В начале 1940 года Джо Джаггер познакомился с Евой Энсли Скаттс — ей двадцать семь, она жизнерадостна и импульсивна, он сдержан и молчалив. Изначально Евино семейство происходило из Гринхита, Кент, но эмигрировало в Австралию, в Новый Южный Уэльс, где Ева и родилась в 1913-м, в том же году, что и Джо. Ближе к концу Первой мировой ее мать оставила мужа, вместе с Евой и еще четырьмя детьми приехала в Англию и поселилась в Дартфорде. По слухам, Ева всегда чуточку стыдилась своего антиподного происхождения и говорила с преувеличенным великосветским акцентом, маскируя остатки австралийского говора. Правду сказать, в то время все приличные девушки старались говорить как лондонские дебютантки и принцессы Елизавета и Маргарет. Ева стала секретаршей, потом косметологом, и правильная речь требовалась ей по работе.

Ухаживания Джо происходили в первом страшном акте Второй мировой, когда Великобритания в одиночку сопротивлялась всепобеждающим германским армиям, уже захватившим Францию, а Гитлер самодовольно взирал через Ла-Манш на Белые скалы Дувра, как будто уже их заполучил. Летом началась Битва за Британию, и солнечное кентское небо над полями, хмелевыми сушилками и ясно-зеленым Уилдом расчертили белые конденсационные следы британских и германских истребителей.
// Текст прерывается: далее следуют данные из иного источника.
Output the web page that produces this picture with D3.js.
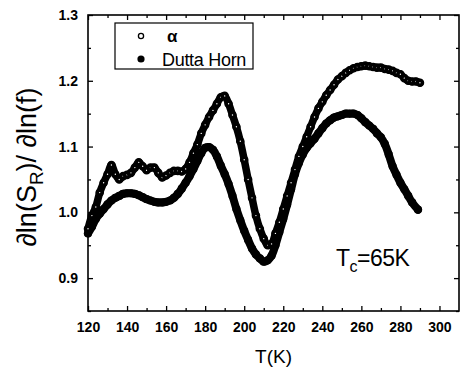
<!DOCTYPE html>
<html>
<head>
<meta charset="utf-8">
<script src="https://cdn.jsdelivr.net/npm/d3@7"></script>
<style>
  html, body { margin: 0; padding: 0; background: #fff; }
  svg { display: block; font-family: "Liberation Sans", Arial, sans-serif; }
</style>
</head>
<body>
<svg id="chart" width="468" height="372"></svg>
<script>
// Temperature grid (K) for both measured series
const temps = [120,122,124,126,128,130,132,134,136,138,140,142,144,146,148,150,152,154,156,158,
  160,162,164,166,168,170,172,174,176,178,180,182,184,186,188,190,192,194,196,198,
  200,202,204,206,208,210,212,214,216,218,220,222,224,226,228,230,232,234,236,238,
  240,242,244,246,248,250,252,254,256,258,260,262,264,266,268,270,272,274,276,278,
  280,282,284,286,288,290];

// Measured spectral exponent alpha
const alphaVals = [0.975,0.995,1.008,1.030,1.045,1.058,1.072,1.058,1.050,1.055,1.057,1.060,1.068,1.076,1.070,1.064,1.068,1.068,1.060,1.053,
  1.056,1.060,1.063,1.063,1.062,1.066,1.076,1.090,1.103,1.120,1.133,1.145,1.155,1.165,1.175,1.177,1.165,1.148,1.130,1.108,
  1.080,1.050,1.022,0.995,0.975,0.960,0.950,0.952,0.968,0.985,1.005,1.025,1.045,1.065,1.085,1.100,1.115,1.130,1.145,1.158,
  1.168,1.178,1.186,1.194,1.202,1.207,1.212,1.216,1.219,1.221,1.222,1.223,1.222,1.221,1.220,1.220,1.218,1.217,1.215,1.212,
  1.210,1.204,1.200,1.199,1.199,1.197];

// Dutta-Horn prediction (last point ends at 289 K)
const duttaVals = [0.968,0.978,0.990,0.998,1.005,1.012,1.018,1.022,1.025,1.028,1.029,1.029,1.028,1.026,1.023,1.020,1.018,1.016,1.015,1.015,
  1.016,1.018,1.022,1.028,1.036,1.045,1.055,1.066,1.078,1.090,1.098,1.099,1.095,1.085,1.071,1.058,1.043,1.025,1.005,0.988,
  0.972,0.958,0.945,0.936,0.930,0.925,0.927,0.934,0.950,0.970,0.990,1.012,1.035,1.058,1.075,1.088,1.098,1.105,1.112,1.120,
  1.128,1.135,1.140,1.144,1.146,1.148,1.150,1.150,1.150,1.148,1.143,1.137,1.132,1.127,1.120,1.114,1.104,1.088,1.070,1.057,
  1.045,1.035,1.025,1.015,1.004];
const duttaLastT = 289;

const xMajorTicks = [120,140,160,180,200,220,240,260,280,300];
const yMajorTicks = [0.9,1.0,1.1,1.2,1.3];
const legendLabels = ["\u03b1", "Dutta Horn"];

const alphaData = temps.map((t, i) => ({t, v: alphaVals[i]}));
const duttaData = duttaVals.map((v, i) => ({t: i === duttaVals.length - 1 ? duttaLastT : temps[i], v}));

const svg = d3.select("#chart");
const L = 88, R = 459, T = 15, B = 311;

const x = d3.scaleLinear().domain([120, 310]).range([L, R]);
const y = d3.scaleLinear().domain([0.85, 1.3]).range([B, T]);

const xMinor = d3.range(130, 310, 20);
const yMinor = [0.85,0.95,1.05,1.15,1.25];

// Axes with inward ticks on all four sides
function drawAxis(axis, transform) {
  const g = svg.append("g").attr("transform", transform).call(axis);
  g.select(".domain").remove();
  g.selectAll("line").attr("stroke", "#000").attr("stroke-width", 1.3);
  return g;
}
const tickFmtY = d3.format(".1f");
const gxB = drawAxis(d3.axisBottom(x).tickValues(xMajorTicks).tickSize(-5).tickPadding(11), `translate(0,${B})`);
gxB.selectAll("text").attr("font-size", 14).attr("font-weight", "bold").attr("fill", "#000");
drawAxis(d3.axisBottom(x).tickValues(xMinor).tickSize(-3).tickFormat(""), `translate(0,${B})`);
drawAxis(d3.axisTop(x).tickValues(xMajorTicks).tickSize(-5).tickFormat(""), `translate(0,${T})`);
drawAxis(d3.axisTop(x).tickValues(xMinor).tickSize(-3).tickFormat(""), `translate(0,${T})`);

const gyL = drawAxis(d3.axisLeft(y).tickValues(yMajorTicks).tickSize(-5).tickPadding(10).tickFormat(tickFmtY), `translate(${L},0)`);
gyL.selectAll("text").attr("font-size", 14).attr("font-weight", "bold").attr("fill", "#000");
drawAxis(d3.axisLeft(y).tickValues(yMinor).tickSize(-3).tickFormat(""), `translate(${L},0)`);
drawAxis(d3.axisRight(y).tickValues(yMajorTicks).tickSize(-5).tickFormat(""), `translate(${R},0)`);
drawAxis(d3.axisRight(y).tickValues(yMinor).tickSize(-3).tickFormat(""), `translate(${R},0)`);

// Plot frame
svg.append("rect").attr("x", L).attr("y", T).attr("width", R - L).attr("height", B - T)
  .attr("fill", "none").attr("stroke", "#000").attr("stroke-width", 1.6);

// Data series
const line = d3.line().x(d => x(d.t)).y(d => y(d.v)).curve(d3.curveCatmullRom);
const plot = svg.append("g");

plot.append("path").datum(duttaData).attr("d", line)
  .attr("fill", "none").attr("stroke", "#000").attr("stroke-width", 8)
  .attr("stroke-linecap", "round").attr("stroke-linejoin", "round");
plot.selectAll(".dh").data(duttaData).join("circle").attr("class", "dh")
  .attr("cx", d => x(d.t)).attr("cy", d => y(d.v)).attr("r", 4.1).attr("fill", "#000");

plot.append("path").datum(alphaData).attr("d", line)
  .attr("fill", "none").attr("stroke", "#000").attr("stroke-width", 7.5)
  .attr("stroke-linecap", "round").attr("stroke-linejoin", "round");
plot.selectAll(".al").data(alphaData).join("circle").attr("class", "al")
  .attr("cx", d => x(d.t)).attr("cy", d => y(d.v)).attr("r", 2.5)
  .attr("fill", "#fff").attr("stroke", "#000").attr("stroke-width", 3.6);

// Legend
const lg = svg.append("g");
lg.append("rect").attr("x", 115).attr("y", 23).attr("width", 138).attr("height", 46)
  .attr("fill", "#fff").attr("stroke", "#000").attr("stroke-width", 1.2);
lg.append("circle").attr("cx", 141).attr("cy", 36).attr("r", 2.6)
  .attr("fill", "#fff").attr("stroke", "#000").attr("stroke-width", 1.3);
lg.append("text").attr("x", 167).attr("y", 42).attr("font-size", 17).attr("font-weight", "bold").text(legendLabels[0]);
lg.append("circle").attr("cx", 141).attr("cy", 59).attr("r", 3.6).attr("fill", "#000");
lg.append("text").attr("x", 162).attr("y", 66).attr("font-size", 18).attr("letter-spacing", -0.3).text(legendLabels[1]);

// Annotation
const ann = svg.append("text").attr("x", 336).attr("y", 266).attr("font-size", 23).attr("letter-spacing", -0.5);
ann.append("tspan").text("T");
ann.append("tspan").attr("font-size", 16).attr("dy", 6).text("c");
ann.append("tspan").attr("dy", -6).text("=65K");

// Axis titles
svg.append("text").attr("x", (L + R) / 2).attr("y", 363).attr("text-anchor", "middle")
  .attr("font-size", 19).text("T(K)");

const yt = svg.append("text").attr("transform", "translate(36,167) rotate(-90)")
  .attr("text-anchor", "middle").attr("font-size", 27);
yt.append("tspan").text("\u2202ln(S");
yt.append("tspan").attr("font-size", 19).attr("dy", 7).text("R");
yt.append("tspan").attr("dy", -7).text(")/ \u2202ln(f)");
</script>
</body>
</html>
Важных военных объектов в Дартфорде не было, но ему непрерывно доставалось от налетов люфтваффе на заводы и доки соседних Четема, Рочестера и лондонского Ист-Энда. По большей части бомбардировщики не метили в Дартфорд, а свой груз сбрасывали между делом, возвращаясь домой, но от этого последствия были не менее устрашающи. Одна бомба убила тринадцать человек на Кент-роуд; другая попала в больницу графства и уничтожила переполненное женское отделение.